- Provided material:
* Start *
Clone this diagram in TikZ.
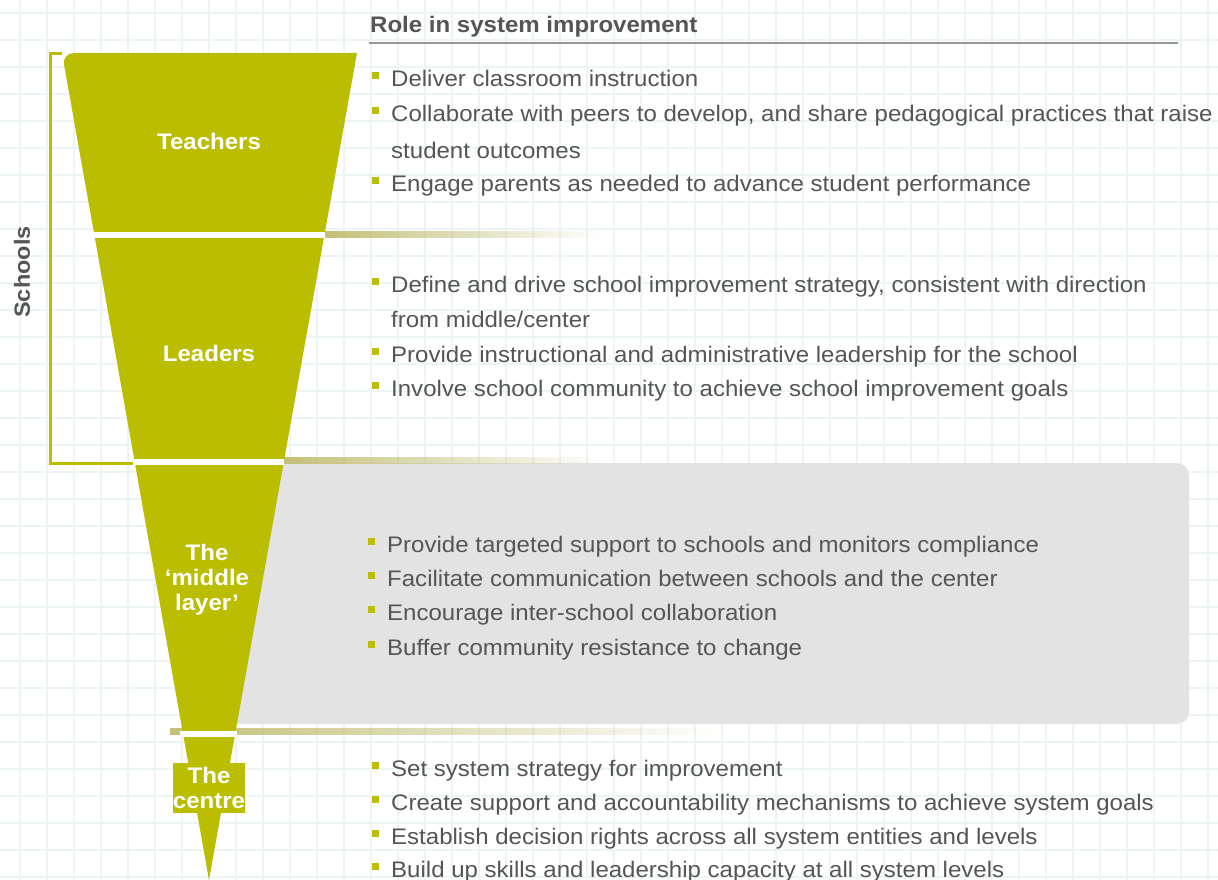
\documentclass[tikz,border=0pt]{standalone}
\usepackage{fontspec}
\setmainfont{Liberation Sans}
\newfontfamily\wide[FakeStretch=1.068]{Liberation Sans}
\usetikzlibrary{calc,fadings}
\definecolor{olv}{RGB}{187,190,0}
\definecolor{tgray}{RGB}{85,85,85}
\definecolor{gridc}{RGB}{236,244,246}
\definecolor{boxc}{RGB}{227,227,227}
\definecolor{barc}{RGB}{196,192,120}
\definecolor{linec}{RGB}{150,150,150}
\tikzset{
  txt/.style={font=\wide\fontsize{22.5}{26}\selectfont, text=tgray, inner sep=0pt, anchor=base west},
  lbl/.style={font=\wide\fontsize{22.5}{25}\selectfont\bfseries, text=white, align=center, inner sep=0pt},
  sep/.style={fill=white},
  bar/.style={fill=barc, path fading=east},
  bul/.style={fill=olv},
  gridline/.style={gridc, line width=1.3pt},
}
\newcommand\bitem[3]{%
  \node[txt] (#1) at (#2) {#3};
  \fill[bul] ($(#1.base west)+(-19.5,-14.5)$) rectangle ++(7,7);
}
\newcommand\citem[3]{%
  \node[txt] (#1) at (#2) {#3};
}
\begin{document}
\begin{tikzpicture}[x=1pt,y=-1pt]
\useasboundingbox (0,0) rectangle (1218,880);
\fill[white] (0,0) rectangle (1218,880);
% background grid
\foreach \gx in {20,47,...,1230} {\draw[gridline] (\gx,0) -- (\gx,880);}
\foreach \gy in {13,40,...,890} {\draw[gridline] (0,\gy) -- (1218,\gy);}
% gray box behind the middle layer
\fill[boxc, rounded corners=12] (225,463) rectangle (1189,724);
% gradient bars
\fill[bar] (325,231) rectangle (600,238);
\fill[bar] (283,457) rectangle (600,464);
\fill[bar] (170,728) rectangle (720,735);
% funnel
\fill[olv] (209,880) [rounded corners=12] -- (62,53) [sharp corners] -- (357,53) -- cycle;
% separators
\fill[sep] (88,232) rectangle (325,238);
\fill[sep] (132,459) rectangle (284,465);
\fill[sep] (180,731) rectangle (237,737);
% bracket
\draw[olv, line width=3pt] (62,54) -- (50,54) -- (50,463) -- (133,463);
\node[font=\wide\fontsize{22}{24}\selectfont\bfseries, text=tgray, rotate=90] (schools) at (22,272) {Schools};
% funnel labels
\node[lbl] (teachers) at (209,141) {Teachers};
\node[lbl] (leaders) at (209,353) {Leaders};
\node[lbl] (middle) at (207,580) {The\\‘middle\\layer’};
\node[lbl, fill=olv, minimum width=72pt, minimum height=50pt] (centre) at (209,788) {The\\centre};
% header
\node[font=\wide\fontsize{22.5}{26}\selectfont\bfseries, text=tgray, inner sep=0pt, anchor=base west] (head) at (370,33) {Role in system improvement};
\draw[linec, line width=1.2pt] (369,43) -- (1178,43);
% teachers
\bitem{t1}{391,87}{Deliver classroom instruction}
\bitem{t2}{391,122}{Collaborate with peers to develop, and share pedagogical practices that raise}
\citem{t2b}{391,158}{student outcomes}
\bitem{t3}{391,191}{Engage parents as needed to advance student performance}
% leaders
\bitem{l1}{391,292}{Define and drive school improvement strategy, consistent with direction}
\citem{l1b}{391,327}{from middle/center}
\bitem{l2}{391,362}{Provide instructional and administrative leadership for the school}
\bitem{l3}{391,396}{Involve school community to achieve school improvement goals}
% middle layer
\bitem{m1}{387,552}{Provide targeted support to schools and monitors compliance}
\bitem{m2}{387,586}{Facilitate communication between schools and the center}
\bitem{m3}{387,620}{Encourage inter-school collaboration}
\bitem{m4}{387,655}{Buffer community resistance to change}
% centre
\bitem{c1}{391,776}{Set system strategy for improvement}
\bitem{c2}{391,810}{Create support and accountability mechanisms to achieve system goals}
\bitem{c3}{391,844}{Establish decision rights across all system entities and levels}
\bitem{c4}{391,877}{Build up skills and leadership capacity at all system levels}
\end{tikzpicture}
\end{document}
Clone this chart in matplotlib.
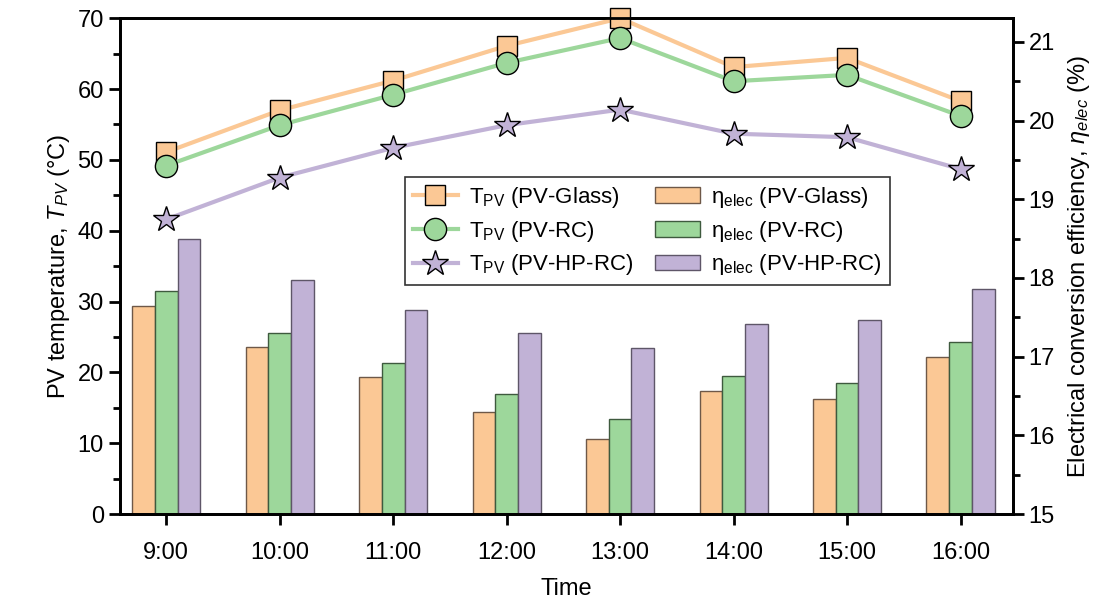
* End *
Repeat every record precisely. Any picture among them stays out of the copy.

Clone this diagram in TikZ.
\documentclass[tikz,border=0pt]{standalone}
\usepackage{fontspec}
\setmainfont{Liberation Sans}
\newfontfamily\wide[FakeStretch=1.068]{Liberation Sans}
\usetikzlibrary{calc,fadings}
\definecolor{olv}{RGB}{187,190,0}
\definecolor{tgray}{RGB}{85,85,85}
\definecolor{gridc}{RGB}{236,244,246}
\definecolor{boxc}{RGB}{227,227,227}
\definecolor{barc}{RGB}{196,192,120}
\definecolor{linec}{RGB}{150,150,150}
\tikzset{
  txt/.style={font=\wide\fontsize{22.5}{26}\selectfont, text=tgray, inner sep=0pt, anchor=base west},
  lbl/.style={font=\wide\fontsize{22.5}{25}\selectfont\bfseries, text=white, align=center, inner sep=0pt},
  sep/.style={fill=white},
  bar/.style={fill=barc, path fading=east},
  bul/.style={fill=olv},
  gridline/.style={gridc, line width=1.3pt},
}
\newcommand\bitem[3]{%
  \node[txt] (#1) at (#2) {#3};
  \fill[bul] ($(#1.base west)+(-19.5,-14.5)$) rectangle ++(7,7);
}
\newcommand\citem[3]{%
  \node[txt] (#1) at (#2) {#3};
}
\begin{document}
\begin{tikzpicture}[x=1pt,y=-1pt]
\useasboundingbox (0,0) rectangle (1218,880);
\fill[white] (0,0) rectangle (1218,880);
% background grid
\foreach \gx in {20,47,...,1230} {\draw[gridline] (\gx,0) -- (\gx,880);}
\foreach \gy in {13,40,...,890} {\draw[gridline] (0,\gy) -- (1218,\gy);}
% gray box behind the middle layer
\fill[boxc, rounded corners=12] (225,463) rectangle (1189,724);
% gradient bars
\fill[bar] (325,231) rectangle (600,238);
\fill[bar] (283,457) rectangle (600,464);
\fill[bar] (170,728) rectangle (720,735);
% funnel
\fill[olv] (209,880) [rounded corners=12] -- (62,53) [sharp corners] -- (357,53) -- cycle;
% separators
\fill[sep] (88,232) rectangle (325,238);
\fill[sep] (132,459) rectangle (284,465);
\fill[sep] (180,731) rectangle (237,737);
% bracket
\draw[olv, line width=3pt] (62,54) -- (50,54) -- (50,463) -- (133,463);
\node[font=\wide\fontsize{22}{24}\selectfont\bfseries, text=tgray, rotate=90] (schools) at (22,272) {Schools};
% funnel labels
\node[lbl] (teachers) at (209,141) {Teachers};
\node[lbl] (leaders) at (209,353) {Leaders};
\node[lbl] (middle) at (207,580) {The\\‘middle\\layer’};
\node[lbl, fill=olv, minimum width=72pt, minimum height=50pt] (centre) at (209,788) {The\\centre};
% header
\node[font=\wide\fontsize{22.5}{26}\selectfont\bfseries, text=tgray, inner sep=0pt, anchor=base west] (head) at (370,33) {Role in system improvement};
\draw[linec, line width=1.2pt] (369,43) -- (1178,43);
% teachers
\bitem{t1}{391,87}{Deliver classroom instruction}
\bitem{t2}{391,122}{Collaborate with peers to develop, and share pedagogical practices that raise}
\citem{t2b}{391,158}{student outcomes}
\bitem{t3}{391,191}{Engage parents as needed to advance student performance}
% leaders
\bitem{l1}{391,292}{Define and drive school improvement strategy, consistent with direction}
\citem{l1b}{391,327}{from middle/center}
\bitem{l2}{391,362}{Provide instructional and administrative leadership for the school}
\bitem{l3}{391,396}{Involve school community to achieve school improvement goals}
% middle layer
\bitem{m1}{387,552}{Provide targeted support to schools and monitors compliance}
\bitem{m2}{387,586}{Facilitate communication between schools and the center}
\bitem{m3}{387,620}{Encourage inter-school collaboration}
\bitem{m4}{387,655}{Buffer community resistance to change}
% centre
\bitem{c1}{391,776}{Set system strategy for improvement}
\bitem{c2}{391,810}{Create support and accountability mechanisms to achieve system goals}
\bitem{c3}{391,844}{Establish decision rights across all system entities and levels}
\bitem{c4}{391,877}{Build up skills and leadership capacity at all system levels}
\end{tikzpicture}
\end{document}
Clone this chart in matplotlib.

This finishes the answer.